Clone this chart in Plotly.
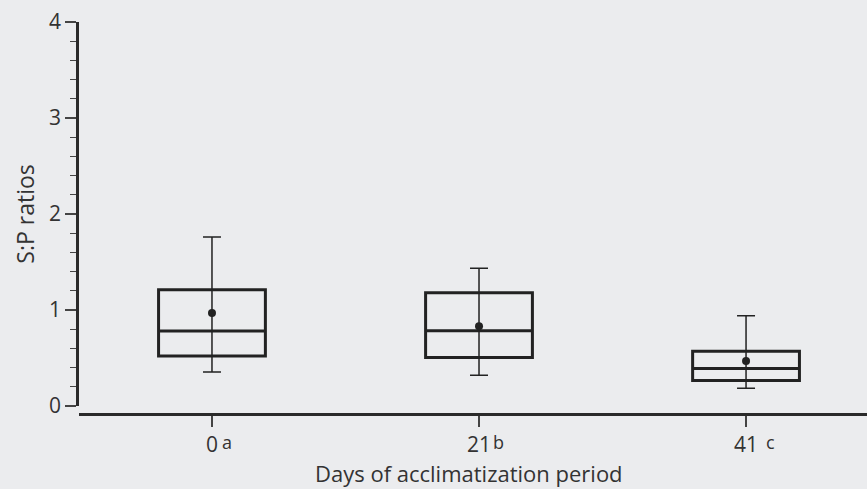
import plotly.graph_objects as go

categories = ["0", "21", "41"]
letters = ["a", "b", "c"]
upper_whisker = [1.76, 1.435, 0.94]
q3 = [1.21, 1.18, 0.57]
median = [0.78, 0.785, 0.39]
q1 = [0.52, 0.505, 0.265]
lower_whisker = [0.355, 0.32, 0.185]
means = [0.97, 0.83, 0.47]
y_ticks = [0, 1, 2, 3, 4]

pos = list(range(len(categories)))
ink = "#222222"
txt = "#333333"
bg = "#ebecee"
font = "Open Sans"

fig = go.Figure()
for i in pos:
    fig.add_trace(go.Box(
        x=[pos[i]], q1=[q1[i]], median=[median[i]], q3=[q3[i]],
        lowerfence=[q1[i]], upperfence=[q3[i]],
        width=0.4, line=dict(color=ink, width=3),
        fillcolor="rgba(0,0,0,0)", boxpoints=False, whiskerwidth=0,
        showlegend=False, hoverinfo="skip",
    ))

fig.add_trace(go.Scatter(
    x=pos, y=means, mode="markers",
    marker=dict(color=ink, size=8),
    error_y=dict(type="data", symmetric=False,
                 array=[u - m for u, m in zip(upper_whisker, means)],
                 arrayminus=[m - l for m, l in zip(means, lower_whisker)],
                 color=ink, thickness=1.5, width=9),
    showlegend=False, hoverinfo="skip",
))

shifts = [8, 12, 18]
for i in pos:
    fig.add_annotation(x=pos[i], y=0, xref="x", yref="paper", yanchor="middle",
                       xanchor="left", xshift=shifts[i], yshift=-28,
                       text=letters[i], showarrow=False,
                       font=dict(family=font, size=18, color=txt))

fig.add_annotation(x=0.495, y=0, xref="paper", yref="paper",
                   xanchor="center", yanchor="middle", yshift=-59,
                   text="Days of acclimatization period", showarrow=False,
                   font=dict(size=22, family=font, color=txt))

fig.update_layout(
    width=867, height=489,
    margin=dict(l=79, r=0, t=22, b=75),
    paper_bgcolor=bg, plot_bgcolor=bg,
    font=dict(family=font, color=txt),
    xaxis=dict(
        range=[-0.498, 2.453], tickvals=pos, ticktext=categories,
        showline=True, linecolor="#2a2a2a", linewidth=2.6,
        ticks="outside", ticklen=11, tickwidth=1.5, tickcolor="#444444",
        tickfont=dict(size=21, family=font, color=txt),
        showgrid=False, zeroline=False, anchor="free", position=0,
    ),
    yaxis=dict(
        range=[0, 4], domain=[0.0204, 1], tickvals=y_ticks,
        showline=True, linecolor="#2a2a2a", linewidth=2.6,
        ticks="outside", ticklen=11, tickwidth=1.5, tickcolor="#444444",
        minor=dict(dtick=0.2, ticks="outside", ticklen=6, tickwidth=1.2,
                   tickcolor="#444444", showgrid=False),
        tickfont=dict(size=21, family=font, color=txt),
        showgrid=False, zeroline=False,
        title=dict(text="S:P ratios", standoff=8,
                   font=dict(size=23, family=font, color=txt)),
    ),
)

fig.write_html(
    "out.html",
    config={"displayModeBar": False},
    post_script=("document.body.style.margin='0';"
                 "document.body.style.overflow='hidden';"
                 "document.body.style.background='" + bg + "';"),
)
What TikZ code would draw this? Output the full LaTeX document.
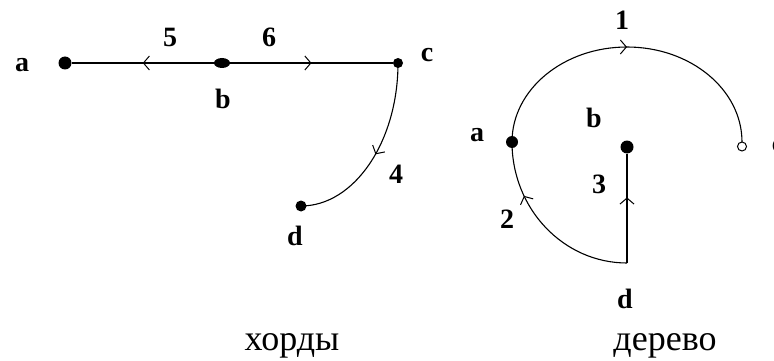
\documentclass[tikz,border=0pt]{standalone}
\usepackage{fontspec}
\setmainfont{Liberation Serif}
\usetikzlibrary{arrows.meta,decorations.markings,shapes.geometric}
\tikzset{
  lbl/.style={font=\fontsize{28}{28}\selectfont\bfseries, inner sep=0pt, anchor=base},
  captext/.style={font=\fontsize{36}{36}\selectfont, inner sep=0pt, anchor=base},
  dot/.style={circle, fill=black, inner sep=0pt, minimum size=#1},
  wire/.style={line width=1.1pt},
  midarrow/.style={postaction={decorate}, decoration={markings,
     mark=at position #1 with {\arrow[line width=1pt]{Straight Barb[length=6pt,width=14pt]}}}}
}
\begin{document}
\begin{tikzpicture}[x=1pt,y=-1pt]
\useasboundingbox (0,0) rectangle (774,361);
% left graph: chords
\node[dot=13pt] (la) at (65,63) {};
\node[ellipse, fill=black, inner sep=0pt, minimum width=16pt, minimum height=10pt] (lb) at (222,63) {};
\node[dot=10pt] (lc) at (398,63) {};
\node[dot=11pt] (ld) at (301,206) {};
\draw[wire, midarrow=0.5] (lb) -- (la);
\draw[wire, midarrow=0.5] (lb) -- (lc);
\draw[wire, midarrow=0.5] (lc.center) .. controls (398,142) and (354,206) .. (ld.center);
\node[lbl] (tla) at (22,72) {a};
\node[lbl] (tl5) at (170,47) {5};
\node[lbl] (tlb) at (223,108) {b};
\node[lbl] (tl6) at (269,47) {6};
\node[lbl] (tlc) at (427,62) {c};
\node[lbl] (tl4) at (396,183) {4};
\node[lbl] (tld) at (295,245) {d};
\node[captext] (chords) at (292,350) {хорды};
% right graph: tree
\coordinate (rd) at (627,263);
\node[dot=12pt] (ra) at (512,142) {};
\node[dot=13pt] (rb) at (627,147) {};
\draw[wire, midarrow=0.5] (ra.center) arc[start angle=180, end angle=0, x radius=115pt, y radius=95pt];
\node[circle, draw=black, fill=white, line width=1pt, inner sep=0pt, minimum size=9pt] (rc) at (742,146.5) {};
\draw[wire, midarrow=0.7] (rd) arc[start angle=270, end angle=180, x radius=115pt, y radius=121pt];
\draw[wire, midarrow=0.6] (rd) -- (rb);
\node[lbl] (tr1) at (622,30) {1};
\node[lbl] (trb) at (594,127) {b};
\node[lbl] (tra) at (477,141) {a};
\node[lbl] (trc) at (778,152) {c};
\node[lbl] (tr3) at (599,193) {3};
\node[lbl] (tr2) at (507,228) {2};
\node[lbl] (trd) at (625,308) {d};
\node[captext] (tree) at (665,350) {дерево};
\end{tikzpicture}
\end{document}
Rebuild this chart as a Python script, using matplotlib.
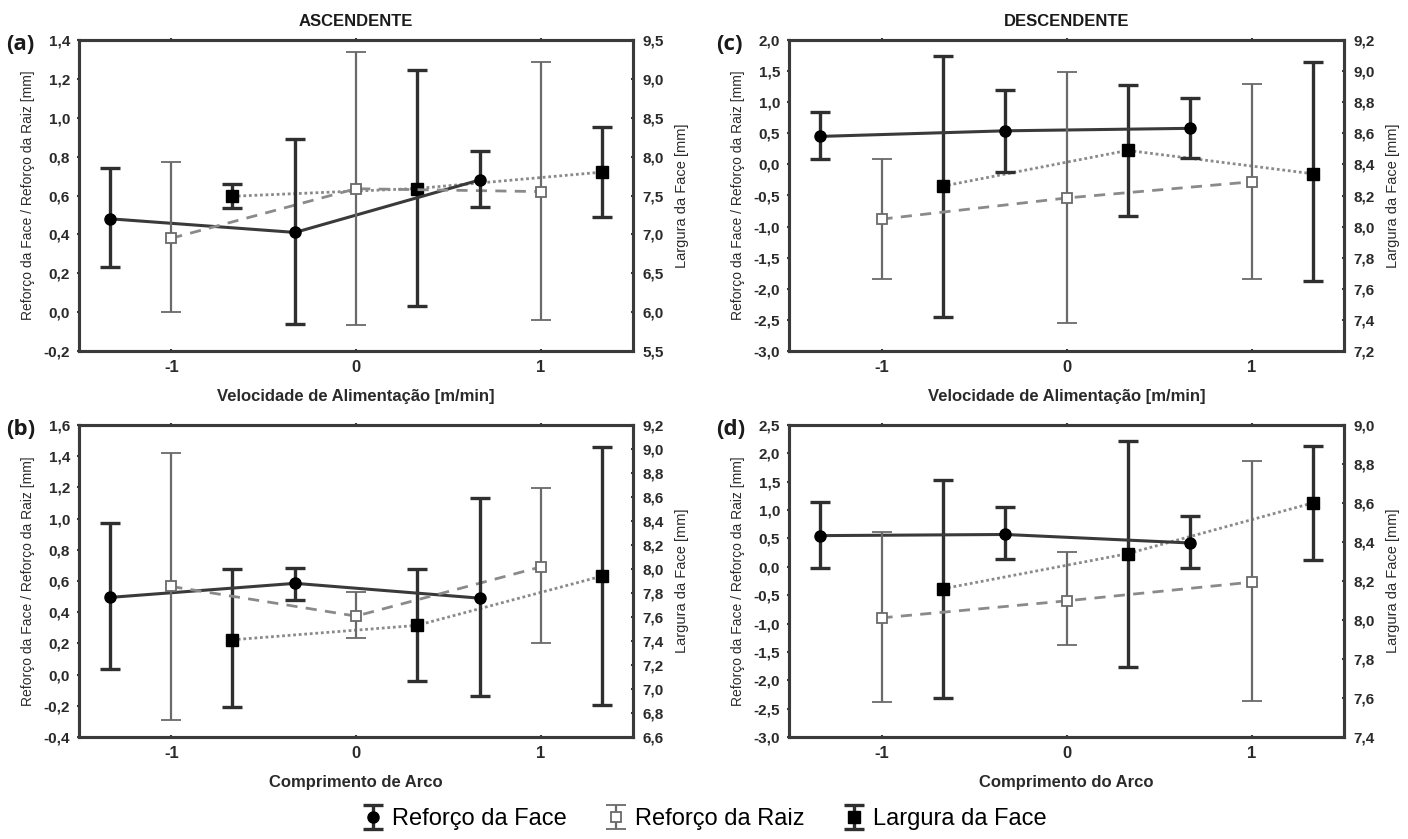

+--

▶ [What is asked]: Take the lines from the start of the material to the line with "import plotly.graph_objects as go", both included, and transcribe them exactly without the pictures.

▶ [The reply]:
Clone this chart in Plotly.
import plotly.graph_objects as go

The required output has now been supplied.